GIVEN TASK — Return the entries below in their exact form, leaving the pictures out.

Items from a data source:
· · ·
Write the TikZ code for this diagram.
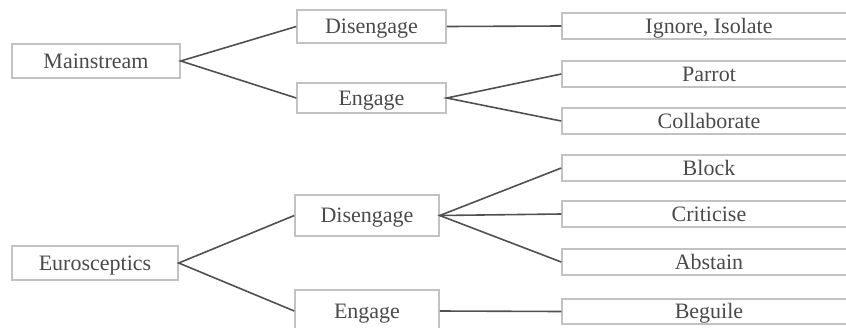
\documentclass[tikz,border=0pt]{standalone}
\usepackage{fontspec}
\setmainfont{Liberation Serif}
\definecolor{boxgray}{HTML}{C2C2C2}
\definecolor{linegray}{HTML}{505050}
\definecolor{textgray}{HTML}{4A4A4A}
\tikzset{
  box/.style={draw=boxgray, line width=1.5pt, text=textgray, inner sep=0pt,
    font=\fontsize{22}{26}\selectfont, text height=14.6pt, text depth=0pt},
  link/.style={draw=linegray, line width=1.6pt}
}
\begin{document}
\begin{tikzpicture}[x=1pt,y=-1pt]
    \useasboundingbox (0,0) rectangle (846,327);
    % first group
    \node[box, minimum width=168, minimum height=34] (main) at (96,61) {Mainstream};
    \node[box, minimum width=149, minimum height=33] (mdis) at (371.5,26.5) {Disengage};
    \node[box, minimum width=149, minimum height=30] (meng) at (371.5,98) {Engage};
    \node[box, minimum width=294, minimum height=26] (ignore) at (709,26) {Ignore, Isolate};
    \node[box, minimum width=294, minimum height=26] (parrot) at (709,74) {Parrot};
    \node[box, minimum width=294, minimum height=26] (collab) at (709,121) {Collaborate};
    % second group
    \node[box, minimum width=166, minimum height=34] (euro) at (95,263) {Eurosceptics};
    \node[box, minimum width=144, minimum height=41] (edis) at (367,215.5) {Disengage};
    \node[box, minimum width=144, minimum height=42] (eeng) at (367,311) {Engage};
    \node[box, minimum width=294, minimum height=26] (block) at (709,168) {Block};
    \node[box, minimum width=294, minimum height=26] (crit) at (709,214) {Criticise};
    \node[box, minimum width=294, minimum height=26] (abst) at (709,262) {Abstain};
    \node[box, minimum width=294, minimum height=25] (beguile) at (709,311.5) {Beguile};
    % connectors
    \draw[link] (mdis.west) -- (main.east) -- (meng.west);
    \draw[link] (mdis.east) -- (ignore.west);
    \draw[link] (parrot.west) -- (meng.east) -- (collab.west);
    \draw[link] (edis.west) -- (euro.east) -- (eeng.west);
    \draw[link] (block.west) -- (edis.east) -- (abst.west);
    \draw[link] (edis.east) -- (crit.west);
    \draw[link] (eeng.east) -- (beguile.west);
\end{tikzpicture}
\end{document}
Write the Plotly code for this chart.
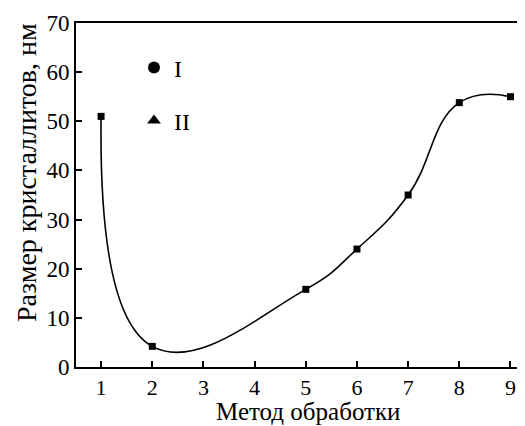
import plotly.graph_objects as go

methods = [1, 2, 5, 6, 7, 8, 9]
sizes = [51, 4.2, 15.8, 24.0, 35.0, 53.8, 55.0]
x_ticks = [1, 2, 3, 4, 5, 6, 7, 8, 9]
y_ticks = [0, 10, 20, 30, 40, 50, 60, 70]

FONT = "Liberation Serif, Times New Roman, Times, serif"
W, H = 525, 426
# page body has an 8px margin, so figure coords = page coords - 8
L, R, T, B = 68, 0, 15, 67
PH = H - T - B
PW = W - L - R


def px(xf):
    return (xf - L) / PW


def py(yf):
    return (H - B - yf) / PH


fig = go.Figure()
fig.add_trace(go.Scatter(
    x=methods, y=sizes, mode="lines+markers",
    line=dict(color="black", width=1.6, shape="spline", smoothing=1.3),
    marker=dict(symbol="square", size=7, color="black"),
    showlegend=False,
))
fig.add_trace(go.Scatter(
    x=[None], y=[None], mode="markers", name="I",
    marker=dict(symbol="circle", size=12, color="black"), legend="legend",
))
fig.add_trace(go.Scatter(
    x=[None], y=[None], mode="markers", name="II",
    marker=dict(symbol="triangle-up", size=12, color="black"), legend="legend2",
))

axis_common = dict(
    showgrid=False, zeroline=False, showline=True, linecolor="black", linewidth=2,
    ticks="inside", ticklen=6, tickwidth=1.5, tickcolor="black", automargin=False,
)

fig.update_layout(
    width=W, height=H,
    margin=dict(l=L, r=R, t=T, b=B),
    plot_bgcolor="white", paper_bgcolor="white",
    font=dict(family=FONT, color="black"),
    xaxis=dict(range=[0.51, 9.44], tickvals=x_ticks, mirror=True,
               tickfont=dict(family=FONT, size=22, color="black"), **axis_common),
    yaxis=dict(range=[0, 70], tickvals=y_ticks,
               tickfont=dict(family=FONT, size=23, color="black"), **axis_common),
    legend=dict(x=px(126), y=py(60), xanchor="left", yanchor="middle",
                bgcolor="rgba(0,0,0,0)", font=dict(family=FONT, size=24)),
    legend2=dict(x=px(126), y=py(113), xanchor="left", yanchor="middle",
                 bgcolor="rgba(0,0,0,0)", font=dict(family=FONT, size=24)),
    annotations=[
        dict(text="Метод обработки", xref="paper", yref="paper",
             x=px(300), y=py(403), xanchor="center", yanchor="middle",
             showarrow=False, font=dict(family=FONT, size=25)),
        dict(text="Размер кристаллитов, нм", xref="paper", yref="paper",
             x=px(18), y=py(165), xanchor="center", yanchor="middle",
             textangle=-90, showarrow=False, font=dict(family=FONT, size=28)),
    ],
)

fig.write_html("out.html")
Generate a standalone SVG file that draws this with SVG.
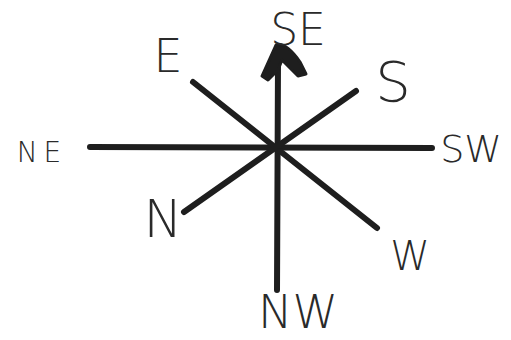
· · ·
THE RESULT —
Write the TikZ code for this diagram.
\documentclass[tikz,border=0pt]{standalone}
\usepackage{fontspec}
\setmainfont{Liberation Serif}
\definecolor{boxgray}{HTML}{C2C2C2}
\definecolor{linegray}{HTML}{505050}
\definecolor{textgray}{HTML}{4A4A4A}
\tikzset{
  box/.style={draw=boxgray, line width=1.5pt, text=textgray, inner sep=0pt,
    font=\fontsize{22}{26}\selectfont, text height=14.6pt, text depth=0pt},
  link/.style={draw=linegray, line width=1.6pt}
}
\begin{document}
\begin{tikzpicture}[x=1pt,y=-1pt]
    \useasboundingbox (0,0) rectangle (846,327);
    % first group
    \node[box, minimum width=168, minimum height=34] (main) at (96,61) {Mainstream};
    \node[box, minimum width=149, minimum height=33] (mdis) at (371.5,26.5) {Disengage};
    \node[box, minimum width=149, minimum height=30] (meng) at (371.5,98) {Engage};
    \node[box, minimum width=294, minimum height=26] (ignore) at (709,26) {Ignore, Isolate};
    \node[box, minimum width=294, minimum height=26] (parrot) at (709,74) {Parrot};
    \node[box, minimum width=294, minimum height=26] (collab) at (709,121) {Collaborate};
    % second group
    \node[box, minimum width=166, minimum height=34] (euro) at (95,263) {Eurosceptics};
    \node[box, minimum width=144, minimum height=41] (edis) at (367,215.5) {Disengage};
    \node[box, minimum width=144, minimum height=42] (eeng) at (367,311) {Engage};
    \node[box, minimum width=294, minimum height=26] (block) at (709,168) {Block};
    \node[box, minimum width=294, minimum height=26] (crit) at (709,214) {Criticise};
    \node[box, minimum width=294, minimum height=26] (abst) at (709,262) {Abstain};
    \node[box, minimum width=294, minimum height=25] (beguile) at (709,311.5) {Beguile};
    % connectors
    \draw[link] (mdis.west) -- (main.east) -- (meng.west);
    \draw[link] (mdis.east) -- (ignore.west);
    \draw[link] (parrot.west) -- (meng.east) -- (collab.west);
    \draw[link] (edis.west) -- (euro.east) -- (eeng.west);
    \draw[link] (block.west) -- (edis.east) -- (abst.west);
    \draw[link] (edis.east) -- (crit.west);
    \draw[link] (eeng.east) -- (beguile.west);
\end{tikzpicture}
\end{document}
Write the Plotly code for this chart.
import plotly.graph_objects as go

methods = [1, 2, 5, 6, 7, 8, 9]
sizes = [51, 4.2, 15.8, 24.0, 35.0, 53.8, 55.0]
x_ticks = [1, 2, 3, 4, 5, 6, 7, 8, 9]
y_ticks = [0, 10, 20, 30, 40, 50, 60, 70]

FONT = "Liberation Serif, Times New Roman, Times, serif"
W, H = 525, 426
# page body has an 8px margin, so figure coords = page coords - 8
L, R, T, B = 68, 0, 15, 67
PH = H - T - B
PW = W - L - R


def px(xf):
    return (xf - L) / PW


def py(yf):
    return (H - B - yf) / PH


fig = go.Figure()
fig.add_trace(go.Scatter(
    x=methods, y=sizes, mode="lines+markers",
    line=dict(color="black", width=1.6, shape="spline", smoothing=1.3),
    marker=dict(symbol="square", size=7, color="black"),
    showlegend=False,
))
fig.add_trace(go.Scatter(
    x=[None], y=[None], mode="markers", name="I",
    marker=dict(symbol="circle", size=12, color="black"), legend="legend",
))
fig.add_trace(go.Scatter(
    x=[None], y=[None], mode="markers", name="II",
    marker=dict(symbol="triangle-up", size=12, color="black"), legend="legend2",
))

axis_common = dict(
    showgrid=False, zeroline=False, showline=True, linecolor="black", linewidth=2,
    ticks="inside", ticklen=6, tickwidth=1.5, tickcolor="black", automargin=False,
)

fig.update_layout(
    width=W, height=H,
    margin=dict(l=L, r=R, t=T, b=B),
    plot_bgcolor="white", paper_bgcolor="white",
    font=dict(family=FONT, color="black"),
    xaxis=dict(range=[0.51, 9.44], tickvals=x_ticks, mirror=True,
               tickfont=dict(family=FONT, size=22, color="black"), **axis_common),
    yaxis=dict(range=[0, 70], tickvals=y_ticks,
               tickfont=dict(family=FONT, size=23, color="black"), **axis_common),
    legend=dict(x=px(126), y=py(60), xanchor="left", yanchor="middle",
                bgcolor="rgba(0,0,0,0)", font=dict(family=FONT, size=24)),
    legend2=dict(x=px(126), y=py(113), xanchor="left", yanchor="middle",
                 bgcolor="rgba(0,0,0,0)", font=dict(family=FONT, size=24)),
    annotations=[
        dict(text="Метод обработки", xref="paper", yref="paper",
             x=px(300), y=py(403), xanchor="center", yanchor="middle",
             showarrow=False, font=dict(family=FONT, size=25)),
        dict(text="Размер кристаллитов, нм", xref="paper", yref="paper",
             x=px(18), y=py(165), xanchor="center", yanchor="middle",
             textangle=-90, showarrow=False, font=dict(family=FONT, size=28)),
    ],
)

fig.write_html("out.html")
Generate a standalone SVG file that draws this with SVG.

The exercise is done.